**DATA RECORDS**:
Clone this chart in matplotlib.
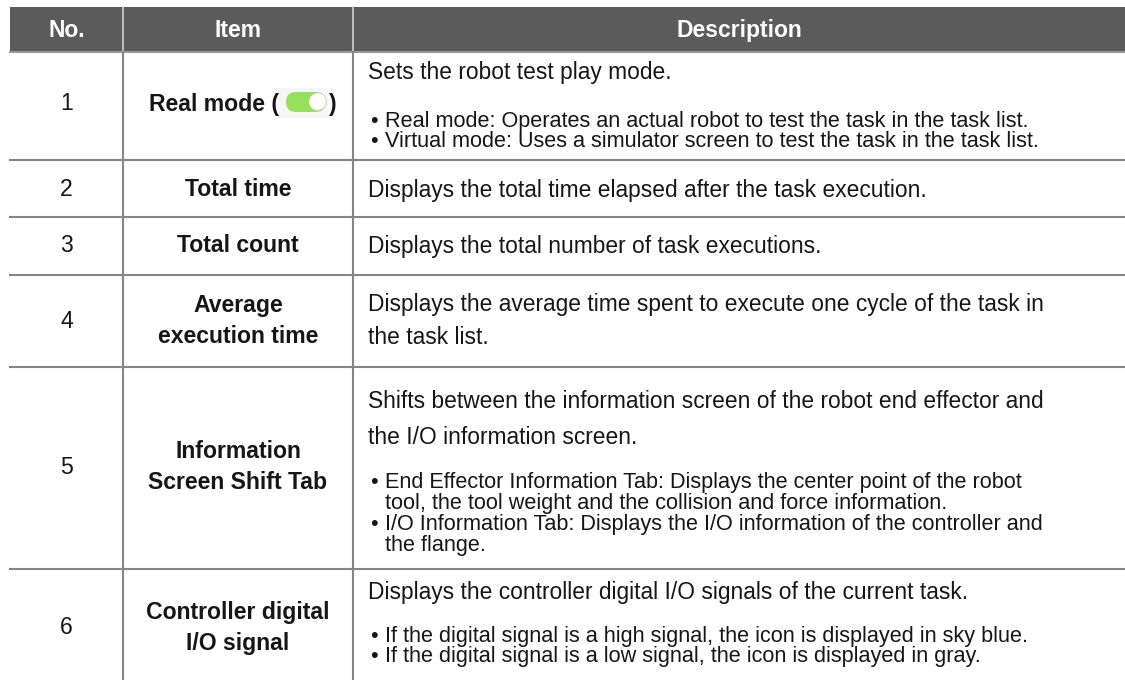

---

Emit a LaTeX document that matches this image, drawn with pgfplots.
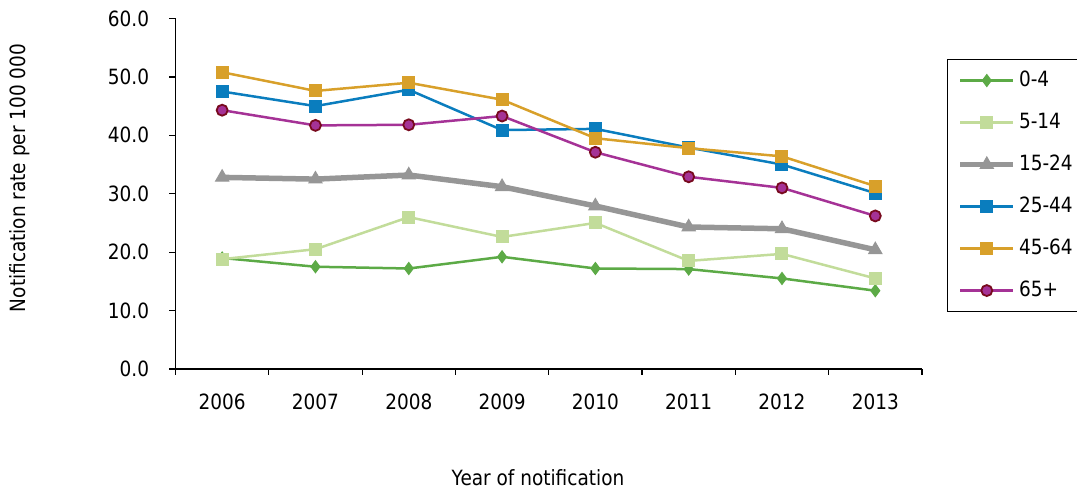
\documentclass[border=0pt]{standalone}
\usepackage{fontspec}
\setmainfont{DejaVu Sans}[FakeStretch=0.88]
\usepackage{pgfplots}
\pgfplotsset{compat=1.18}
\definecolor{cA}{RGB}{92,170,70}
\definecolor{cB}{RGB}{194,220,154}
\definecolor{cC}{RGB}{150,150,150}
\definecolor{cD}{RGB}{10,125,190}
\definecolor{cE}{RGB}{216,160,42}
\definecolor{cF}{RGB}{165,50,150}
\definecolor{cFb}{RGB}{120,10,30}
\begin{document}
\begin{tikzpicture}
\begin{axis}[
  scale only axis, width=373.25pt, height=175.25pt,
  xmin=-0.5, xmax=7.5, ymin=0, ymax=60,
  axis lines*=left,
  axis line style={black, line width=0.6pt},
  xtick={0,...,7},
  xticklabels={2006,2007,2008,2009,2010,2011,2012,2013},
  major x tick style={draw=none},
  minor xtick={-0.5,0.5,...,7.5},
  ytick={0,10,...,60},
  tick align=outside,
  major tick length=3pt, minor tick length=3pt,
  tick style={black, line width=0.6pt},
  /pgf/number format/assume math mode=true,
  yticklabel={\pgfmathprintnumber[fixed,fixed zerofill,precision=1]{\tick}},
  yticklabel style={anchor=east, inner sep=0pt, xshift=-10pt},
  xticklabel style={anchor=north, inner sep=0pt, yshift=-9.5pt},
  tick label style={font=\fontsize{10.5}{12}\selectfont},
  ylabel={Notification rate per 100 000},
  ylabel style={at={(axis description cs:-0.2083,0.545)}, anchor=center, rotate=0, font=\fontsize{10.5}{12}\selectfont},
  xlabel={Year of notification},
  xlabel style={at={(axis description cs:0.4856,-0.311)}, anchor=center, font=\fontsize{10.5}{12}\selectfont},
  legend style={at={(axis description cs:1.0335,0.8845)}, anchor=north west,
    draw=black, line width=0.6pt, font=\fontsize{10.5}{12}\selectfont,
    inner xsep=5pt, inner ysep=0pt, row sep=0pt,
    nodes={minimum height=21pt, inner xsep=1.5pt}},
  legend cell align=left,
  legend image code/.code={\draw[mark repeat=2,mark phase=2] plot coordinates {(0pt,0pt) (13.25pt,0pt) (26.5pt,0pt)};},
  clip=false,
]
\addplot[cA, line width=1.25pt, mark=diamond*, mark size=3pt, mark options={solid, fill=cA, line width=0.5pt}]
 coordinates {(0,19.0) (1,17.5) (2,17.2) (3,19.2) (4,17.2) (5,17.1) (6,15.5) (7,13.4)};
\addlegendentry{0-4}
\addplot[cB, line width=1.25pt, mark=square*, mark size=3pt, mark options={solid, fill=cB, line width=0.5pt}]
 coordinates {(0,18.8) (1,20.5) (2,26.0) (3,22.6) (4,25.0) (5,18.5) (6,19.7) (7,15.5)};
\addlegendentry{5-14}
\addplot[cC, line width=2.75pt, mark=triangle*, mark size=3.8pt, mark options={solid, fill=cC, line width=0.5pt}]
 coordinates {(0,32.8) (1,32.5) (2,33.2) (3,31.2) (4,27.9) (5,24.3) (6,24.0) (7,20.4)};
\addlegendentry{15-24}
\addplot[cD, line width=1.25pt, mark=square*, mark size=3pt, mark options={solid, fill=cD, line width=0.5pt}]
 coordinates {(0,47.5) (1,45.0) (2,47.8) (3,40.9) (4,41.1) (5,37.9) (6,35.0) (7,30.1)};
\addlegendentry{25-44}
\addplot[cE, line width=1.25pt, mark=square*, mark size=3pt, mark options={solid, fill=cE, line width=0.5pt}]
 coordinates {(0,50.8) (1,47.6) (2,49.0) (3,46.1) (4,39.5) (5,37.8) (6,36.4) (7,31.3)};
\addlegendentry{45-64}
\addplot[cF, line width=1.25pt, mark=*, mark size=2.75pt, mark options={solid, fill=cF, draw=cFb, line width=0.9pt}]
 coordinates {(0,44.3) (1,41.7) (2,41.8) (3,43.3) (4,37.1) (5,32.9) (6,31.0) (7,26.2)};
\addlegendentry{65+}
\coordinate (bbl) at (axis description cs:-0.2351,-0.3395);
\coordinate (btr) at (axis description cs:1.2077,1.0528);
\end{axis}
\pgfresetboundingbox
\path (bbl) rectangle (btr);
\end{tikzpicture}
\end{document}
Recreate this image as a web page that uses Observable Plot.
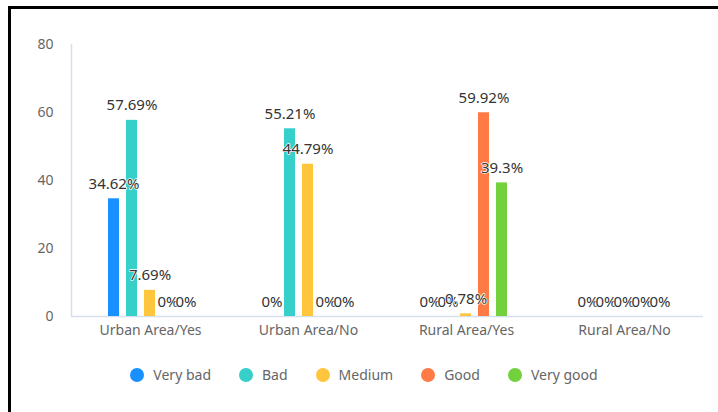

**TASK TO CARRY OUT**:
Whichever lines contain the string "that", select and copy them.

**WRITTEN REPLY**:
Emit a LaTeX document that matches this image, drawn with pgfplots.
Recreate this image as a web page that uses Observable Plot.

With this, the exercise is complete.